You can lose everything in this world, but  you cannot lose yourself. And if you still have your own consciousness and respect for self, you’ll survive. If you rely on a prince, yes, you might get to enjoy high-tea everyday. Wake up at 10 every morning to have your day’s schedule planned and served to you. Gossip with the girls and giggle at silly little things. But you didn’t earn them. They are not yours.

 

You can wish upon a star, but after you pray, get up, and get down to business. Get the job done. Move your feet, follow your dreams…

3 most difficult words to say

When we usually think of the most difficult words to say, we usually think:’I love you’, or ‘I am sorry’. Well, I guess they are really very difficult to say. Saying ‘I love you’ means more than words, and I feel that the words have to be said with the most sincerity, honesty, and love. Saying ‘I am sorry’ beings yourself down, to admit your own mistakes, and it takes a lot of humility. We all find these hard to say. I find these words difficult too.

 

But I learnt that perhaps the 3 most difficult words to say are probably not ‘I love you’, or ‘I am sorry’. They are probably ‘Thank You Lord’.

 

We always praise the Lord when He blessed us. We thank Him for the food, we thank Him for friends and family, we thank Him for giving us life. Sure, we have to be grateful for these. But I wonder if we thank Him for the things He take away? Do we thank Him for removing people from our lives? Do we thank Him for the pain we have to endure, or if thins don’t work out the way we want them to? It’s so damn difficult to say Thank You Lord, when we are facing the toughest time. Sometimes, it seems insane. But i think it takes a great amount of faith to say thank you to Him, even when things dont work out well. He sees the bigger picture, but we cannot.

 

I don’t always do that. I find it difficult to thank Him when i feel sad. Sometimes, I admit that I say it but I dont mean it, and that is as good as not saying, or even worse. But at times of sorrow, I try to just keep calm, and sincerely talk to God. Sometimes, I ask Him why. Many times I tell Him I’m hurt. But I ask Him to teach me how to be grateful. It’s difficult, I fail sometimes, but I’m trying…

 

What a friend we have in Jesus. I thank Him for all my wonderful friends. Girls and guys who have been with me every step of the way. Friends whom I can be who I am infront of them. Friends who understand, even when words need not be spoken. How I thank God for them. But I thank God for Him too. He’s here all the time, even when I feel alone. Before I sleep, when I need just someone to talk to, He is here. And He has never left.

 

I don’t know about tomorrow, I don’t seem to understand. But I know who holds tomorrow, and I know who holds my hand.

 

Lord, teach me how to seek comfort in the Rock who never sinks.

 

I feel weak, vulnerable and insecure at times. But I know I need to trust in the Lord, who also teach me how to trust in the people He wants me to trust…

 

Leaving it in Your worthy hands..

Don’t need the eternal sunshine of the spotless mind

Sometimes you walk pass a place, and a thousand and one memories come flying into your brains. Some of them beautiful, some of them painful. Sometimes you wonder if you need them- do you need these memories? Is living easier if you don’t remember?

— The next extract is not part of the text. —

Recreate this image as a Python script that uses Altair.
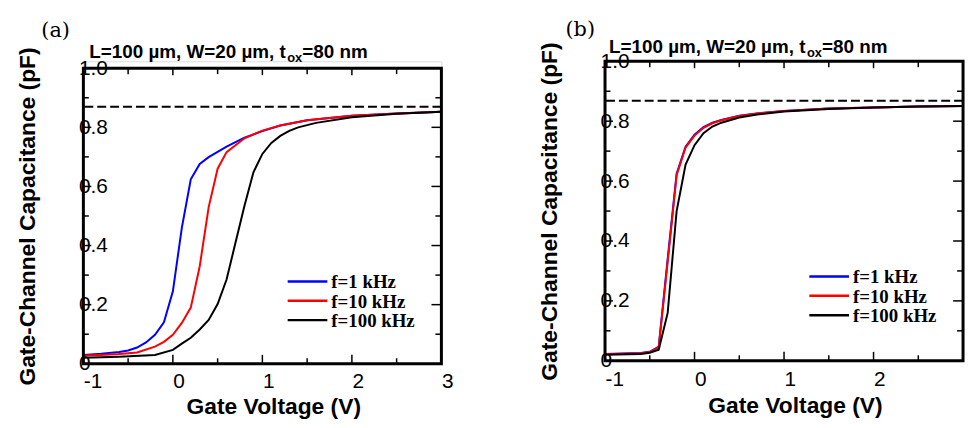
import altair as alt
import pandas as pd

# ---------------- data ----------------
SERIES = ["f=1 kHz", "f=10 kHz", "f=100 kHz"]
COLORS = ["#0000ff", "#ff0000", "#000000"]

# Panel (a)
A_V_1K = [-1.0, -0.8, -0.6, -0.5, -0.4, -0.3, -0.2, -0.1, 0.0, 0.1, 0.2, 0.3, 0.4, 0.6, 0.8, 1.0, 1.2, 1.5, 2.0, 2.5, 3.0]
A_C_1K = [0.030, 0.034, 0.040, 0.045, 0.055, 0.072, 0.098, 0.140, 0.245, 0.460, 0.624, 0.676, 0.699, 0.735, 0.765, 0.787, 0.806, 0.824, 0.839, 0.847, 0.853]

A_V_10K = [-1.0, -0.8, -0.6, -0.4, -0.2, -0.1, 0.0, 0.1, 0.2, 0.3, 0.4, 0.5, 0.6, 0.8, 1.0, 1.2, 1.5, 2.0, 2.5, 3.0]
A_C_10K = [0.028, 0.030, 0.033, 0.038, 0.058, 0.074, 0.098, 0.138, 0.190, 0.330, 0.530, 0.660, 0.716, 0.763, 0.789, 0.806, 0.824, 0.839, 0.847, 0.853]

A_V_100K = [-1.0, -0.6, -0.2, 0.0, 0.1, 0.2, 0.3, 0.4, 0.5, 0.6, 0.7, 0.8, 0.9, 1.0, 1.1, 1.2, 1.3, 1.4, 1.6, 2.0, 2.5, 3.0]
A_C_100K = [0.020, 0.024, 0.030, 0.047, 0.068, 0.088, 0.116, 0.148, 0.202, 0.285, 0.410, 0.535, 0.648, 0.710, 0.747, 0.771, 0.788, 0.800, 0.815, 0.834, 0.846, 0.853]

A_COX = 0.87

# Panel (b)
B_V = [-1.0, -0.6, -0.5, -0.4, -0.3, -0.2, -0.1, 0.0, 0.1, 0.2, 0.3, 0.5, 0.7, 1.0, 1.5, 2.0, 2.5, 3.0]
B_C_1K = [0.023, 0.026, 0.030, 0.047, 0.340, 0.625, 0.715, 0.755, 0.780, 0.795, 0.804, 0.818, 0.826, 0.834, 0.842, 0.846, 0.849, 0.851]
B_C_10K = [0.022, 0.025, 0.029, 0.045, 0.330, 0.620, 0.712, 0.752, 0.778, 0.793, 0.803, 0.817, 0.826, 0.834, 0.842, 0.846, 0.849, 0.851]
B_C_100K = [0.020, 0.023, 0.027, 0.037, 0.160, 0.500, 0.655, 0.720, 0.760, 0.782, 0.795, 0.812, 0.822, 0.832, 0.841, 0.846, 0.849, 0.851]

B_COX = 0.868

X_TICKS = [-1, 0, 1, 2, 3]
X_MINOR = [-0.5, 0.5, 1.5, 2.5]
Y_TICKS = [0.0, 0.2, 0.4, 0.6, 0.8, 1.0]
Y_MINOR = [0.1, 0.3, 0.5, 0.7, 0.9]

SUB_MAIN = "L=100 \u00b5m, W=20 \u00b5m, t"
SUB_SUB = "ox"
SUB_END = "=80 nm"
X_TITLE = "Gate Voltage (V)"
Y_TITLE = "Gate-Channel Capacitance (pF)"

W = 361
SANS = "Liberation Sans"
SERIF = "Liberation Serif"

one = pd.DataFrame({"k": [0]})


def panel(curves, cox, letter, letter_xy, sub_xy, leg_y0, off, H, x_label_values, lab_pad, title_y):
    VH = H + off
    top, bot = off, off + H
    xs = alt.Scale(domain=[-1, 3], nice=False, zero=False)
    ys = alt.Scale(domain=[0, 1], nice=False, zero=False, range=[bot, top])
    xaxis = alt.Axis(
        values=x_label_values, title=X_TITLE, grid=False, domain=False, ticks=False, tickSize=0,
        labelExpr="datum.value < 0 ? '-' + format(-datum.value, 'd') : format(datum.value, 'd')",
        labelFont=SANS, labelFontSize=21, labelColor="black", labelAlign="left",
        labelBaseline="alphabetic", labelPadding=lab_pad, labelFlush=False, labelOverlap=False,
        titleFont=SANS, titleFontSize=23, titleFontWeight="bold", titleColor="black",
        titleX=W / 2 + 11, titleY=title_y, titleBaseline="alphabetic",
    )
    yaxis = alt.Axis(
        values=Y_TICKS, title=Y_TITLE, grid=False, domain=False, ticks=False, tickSize=0,
        labelExpr="datum.value == 0 ? '0' : format(datum.value, '.1f')",
        labelFont=SANS, labelFontSize=21, labelColor="black", labelAlign="left",
        labelBaseline="middle", labelPadding=5, labelFlush=False, labelOverlap=False,
        titleFont=SANS, titleFontSize=23, titleFontWeight="bold", titleColor="black",
        titleX=-49, titleY=off + H / 2, titleBaseline="alphabetic",
    )

    def X(field):
        return alt.X(field, type="quantitative", scale=xs, axis=xaxis)

    def Y(field):
        return alt.Y(field, type="quantitative", scale=ys, axis=yaxis)

    layers = []
    # dashed oxide-capacitance line
    layers.append(
        alt.Chart(pd.DataFrame({"C": [cox]}))
        .mark_rule(color="black", strokeWidth=2, strokeDash=[9, 4])
        .encode(y=Y("C"))
    )
    # curves
    for (vv, cc), name, color in zip(curves, SERIES, COLORS):
        df = pd.DataFrame({"V": vv, "C": cc})
        layers.append(
            alt.Chart(df).mark_line(color=color, strokeWidth=2).encode(x=X("V"), y=Y("C"))
        )
    # inner ticks (major / minor on all four sides)
    xmaj = pd.DataFrame({"V": X_TICKS})
    xmin = pd.DataFrame({"V": X_MINOR})
    ymaj = pd.DataFrame({"C": Y_TICKS})
    ymin = pd.DataFrame({"C": Y_MINOR})
    for df, blen, tlen in [(xmaj, 9, 7), (xmin, 5.5, 6)]:
        layers.append(alt.Chart(df).mark_rule(color="black", strokeWidth=1.5)
                      .encode(x=X("V"), y=alt.value(bot), y2=alt.value(bot - blen)))
        layers.append(alt.Chart(df).mark_rule(color="black", strokeWidth=1.5)
                      .encode(x=X("V"), y=alt.value(top), y2=alt.value(top + tlen)))
    for df, llen, rlen in [(ymaj, 8, 10), (ymin, 5.5, 6)]:
        layers.append(alt.Chart(df).mark_rule(color="black", strokeWidth=1.5)
                      .encode(y=Y("C"), x=alt.value(0), x2=alt.value(llen)))
        layers.append(alt.Chart(df).mark_rule(color="black", strokeWidth=1.5)
                      .encode(y=Y("C"), x=alt.value(W), x2=alt.value(W - rlen)))
    # frame
    layers.append(alt.Chart(one).mark_rect(fill="transparent", stroke="black", strokeWidth=3)
                  .encode(x=alt.value(0), x2=alt.value(W), y=alt.value(top), y2=alt.value(bot)))
    # panel letter
    layers.append(alt.Chart(one).mark_text(text=letter, font="DejaVu Serif", fontSize=21, color="black",
                                           align="center", baseline="middle")
                  .encode(x=alt.value(letter_xy[0]), y=alt.value(letter_xy[1])))
    # subtitle with subscript
    sx, sy = sub_xy
    w_main = 10.504 * 19
    w_sub = 1.167 * 13
    layers.append(alt.Chart(one).mark_text(text=SUB_MAIN, font=SANS, fontSize=19, fontWeight="bold",
                                           color="black", align="left", baseline="alphabetic")
                  .encode(x=alt.value(sx), y=alt.value(sy)))
    layers.append(alt.Chart(one).mark_text(text=SUB_SUB, font=SANS, fontSize=13, fontWeight="bold",
                                           color="black", align="left", baseline="alphabetic")
                  .encode(x=alt.value(sx + w_main), y=alt.value(sy + 4)))
    layers.append(alt.Chart(one).mark_text(text=SUB_END, font=SANS, fontSize=19, fontWeight="bold",
                                           color="black", align="left", baseline="alphabetic")
                  .encode(x=alt.value(sx + w_main + w_sub), y=alt.value(sy)))
    # legend
    for i, (name, color) in enumerate(zip(SERIES, COLORS)):
        yy = leg_y0 + i * 19.5
        layers.append(alt.Chart(one).mark_rule(color=color, strokeWidth=2.5)
                      .encode(x=alt.value(206), x2=alt.value(246), y=alt.value(yy)))
        layers.append(alt.Chart(one).mark_text(text=name, font=SERIF, fontSize=19, fontWeight="bold",
                                               color="black", align="left", baseline="middle")
                      .encode(x=alt.value(250), y=alt.value(yy + 1)))
    return alt.layer(*layers).properties(width=W, height=VH)


pa = panel([(A_V_1K, A_C_1K), (A_V_10K, A_C_10K), (A_V_100K, A_C_100K)], A_COX,
           "(a)", (-28, -30.5), (6, -3), 222, 7, 298, X_TICKS, 24, 50)
pb = panel([(B_V, B_C_1K), (B_V, B_C_10K), (B_V, B_C_100K)], B_COX,
           "(b)", (-25, -31.5), (4, -8), 217, 0, 302, X_TICKS[:-1], 25, 52)

chart = (
    alt.hconcat(pa, pb, spacing=84, bounds="full")
    .properties(padding={"left": 8, "top": 9, "right": 0, "bottom": 0})
    .configure_view(stroke="transparent")
    .configure(background="white")
)

chart.save("out.html", embed_options={"renderer": "svg", "actions": False})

I never quite thought of wanting to remove memories. Sure, they hurt sometimes. Other times, they make you question yourself. But it is those memories that shape you. You are who you are with the things you’ve lived through, and more importantly, still remember after time have pass. They remind you of a conscious decision and effort to change your life, and in a magical way, they shape you. They make you stronger today than what you are yesterday.

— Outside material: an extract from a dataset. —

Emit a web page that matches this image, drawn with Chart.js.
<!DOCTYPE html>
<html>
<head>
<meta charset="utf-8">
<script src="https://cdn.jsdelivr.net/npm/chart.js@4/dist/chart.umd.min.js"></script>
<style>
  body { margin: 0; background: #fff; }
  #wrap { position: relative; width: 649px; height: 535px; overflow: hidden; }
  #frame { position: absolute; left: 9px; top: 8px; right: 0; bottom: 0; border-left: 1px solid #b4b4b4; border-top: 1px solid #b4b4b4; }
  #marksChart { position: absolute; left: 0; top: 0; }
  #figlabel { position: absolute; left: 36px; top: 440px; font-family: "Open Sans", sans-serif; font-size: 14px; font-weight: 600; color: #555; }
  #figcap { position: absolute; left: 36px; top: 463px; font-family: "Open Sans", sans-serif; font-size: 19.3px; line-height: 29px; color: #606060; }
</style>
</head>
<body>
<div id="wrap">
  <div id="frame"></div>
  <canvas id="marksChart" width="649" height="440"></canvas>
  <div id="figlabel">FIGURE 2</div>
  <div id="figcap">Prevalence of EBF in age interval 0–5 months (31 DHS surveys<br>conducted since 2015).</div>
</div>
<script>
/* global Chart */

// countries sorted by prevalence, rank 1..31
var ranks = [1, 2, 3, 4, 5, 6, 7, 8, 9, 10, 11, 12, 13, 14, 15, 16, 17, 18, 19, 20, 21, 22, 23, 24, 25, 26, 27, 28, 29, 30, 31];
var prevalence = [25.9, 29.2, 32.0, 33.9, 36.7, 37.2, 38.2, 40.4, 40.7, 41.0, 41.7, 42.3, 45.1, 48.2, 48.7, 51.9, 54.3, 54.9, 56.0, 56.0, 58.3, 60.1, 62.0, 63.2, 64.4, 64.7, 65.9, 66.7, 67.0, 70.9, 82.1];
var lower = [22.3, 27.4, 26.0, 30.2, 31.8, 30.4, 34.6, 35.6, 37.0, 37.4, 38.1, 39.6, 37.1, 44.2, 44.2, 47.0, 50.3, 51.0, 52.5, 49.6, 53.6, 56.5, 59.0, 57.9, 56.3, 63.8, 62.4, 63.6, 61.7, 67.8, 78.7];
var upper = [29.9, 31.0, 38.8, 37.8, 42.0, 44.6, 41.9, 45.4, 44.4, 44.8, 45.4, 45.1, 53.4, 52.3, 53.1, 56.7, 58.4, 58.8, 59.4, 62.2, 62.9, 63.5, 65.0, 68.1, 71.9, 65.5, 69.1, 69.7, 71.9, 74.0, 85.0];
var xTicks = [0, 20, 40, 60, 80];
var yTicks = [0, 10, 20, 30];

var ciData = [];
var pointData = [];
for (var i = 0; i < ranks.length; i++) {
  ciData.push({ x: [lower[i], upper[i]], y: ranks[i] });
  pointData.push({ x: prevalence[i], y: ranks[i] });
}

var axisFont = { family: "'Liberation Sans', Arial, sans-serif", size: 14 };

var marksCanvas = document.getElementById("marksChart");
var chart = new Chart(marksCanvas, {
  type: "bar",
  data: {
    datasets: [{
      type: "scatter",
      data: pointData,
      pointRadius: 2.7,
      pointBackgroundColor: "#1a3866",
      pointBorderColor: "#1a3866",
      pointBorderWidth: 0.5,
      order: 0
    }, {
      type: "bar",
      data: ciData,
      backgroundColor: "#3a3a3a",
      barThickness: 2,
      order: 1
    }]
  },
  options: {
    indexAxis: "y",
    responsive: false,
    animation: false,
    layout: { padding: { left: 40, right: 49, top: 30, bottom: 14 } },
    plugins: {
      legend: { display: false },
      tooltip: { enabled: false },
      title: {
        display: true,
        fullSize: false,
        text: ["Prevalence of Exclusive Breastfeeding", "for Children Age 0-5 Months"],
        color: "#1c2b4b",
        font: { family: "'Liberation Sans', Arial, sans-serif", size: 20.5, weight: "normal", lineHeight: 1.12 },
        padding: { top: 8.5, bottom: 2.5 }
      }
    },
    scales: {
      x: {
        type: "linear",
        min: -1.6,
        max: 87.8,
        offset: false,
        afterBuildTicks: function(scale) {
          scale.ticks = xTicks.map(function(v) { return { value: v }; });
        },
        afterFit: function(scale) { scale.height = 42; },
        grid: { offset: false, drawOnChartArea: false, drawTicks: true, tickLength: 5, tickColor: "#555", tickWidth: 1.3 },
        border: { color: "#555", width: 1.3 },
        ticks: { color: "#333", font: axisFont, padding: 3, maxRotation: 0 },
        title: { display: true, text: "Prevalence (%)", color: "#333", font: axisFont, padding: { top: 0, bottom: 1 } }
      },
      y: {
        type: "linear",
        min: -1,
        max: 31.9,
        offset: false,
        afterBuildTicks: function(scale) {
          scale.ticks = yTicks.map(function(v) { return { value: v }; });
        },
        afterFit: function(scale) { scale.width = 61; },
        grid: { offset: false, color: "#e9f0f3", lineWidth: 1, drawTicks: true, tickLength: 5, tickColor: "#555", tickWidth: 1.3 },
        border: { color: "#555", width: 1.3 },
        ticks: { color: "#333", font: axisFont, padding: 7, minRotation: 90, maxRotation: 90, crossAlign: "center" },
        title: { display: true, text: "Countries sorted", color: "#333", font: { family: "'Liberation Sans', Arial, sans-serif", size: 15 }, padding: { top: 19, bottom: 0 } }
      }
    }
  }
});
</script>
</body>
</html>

Erasing memories will only be an easy way out to move on in life. But I question if doing so makes you a happier person? Without the pain, how are we to enjoy the time we have now, and appreciate the future? Without pain, how do we constantly remind and push ourselves to improve? Pain is necessary for growth..

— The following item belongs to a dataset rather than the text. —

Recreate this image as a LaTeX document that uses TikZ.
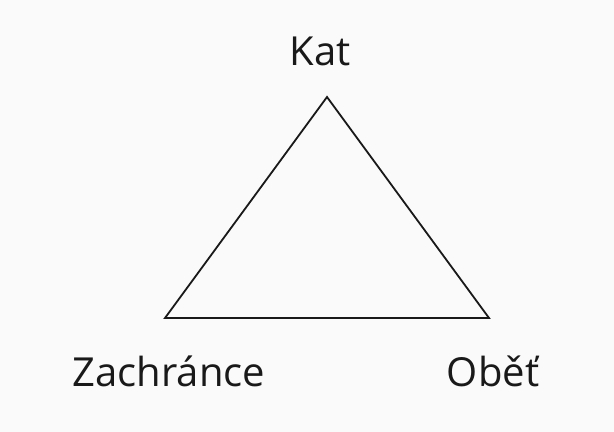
\documentclass[tikz,border=0pt]{standalone}
\usepackage{fontspec}
\setmainfont{Open Sans}
\usepackage{tikz}
\usetikzlibrary{positioning, backgrounds}
\definecolor{paper}{RGB}{250, 250, 250}
\definecolor{ink}{RGB}{25, 25, 25}

\begin{document}
\begin{tikzpicture}[
    x=0.5pt, y=-0.5pt,
    role/.style={font=\fontsize{20}{24}\selectfont, text=ink, inner sep=0pt, anchor=base},
    edge/.style={draw=ink, line width=0.9pt, line join=miter},
  ]

  % Page
  \fill[paper] (0,0) rectangle (614,432);
  \useasboundingbox (0,0) rectangle (614,432);

  % Corners
  \coordinate (top) at (327,97);
  \coordinate (left) at (165,318);
  \coordinate (right) at (489,318);

  % Roles
  \node[role] (kat) at (320,66) {Kat};
  \node[role] (zachr) at (169,386) {Zachránce};
  \node[role] (obet) at (493,386) {Oběť};

  % Triangle
  \draw[edge] (top) -- (left) -- (right) -- cycle;

\end{tikzpicture}
\end{document}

So, sometimes I walk pass the mrt, and memories come flooding in. Sometimes I try to distract myself. But I realised it’s unnecessary. By facing the facts and realizing that those are already the past, I feel better about myself then I did when I avoided the facts. This, I guess, is part of growing up, it’s part of moving on. And it’s wonderful, because I find myself more courageous and more excited to face the future.

I hope it’s going to be good, and I can only place my faith and trust in Him. But I hope it’s going to be good, and I hope we’ll make it work.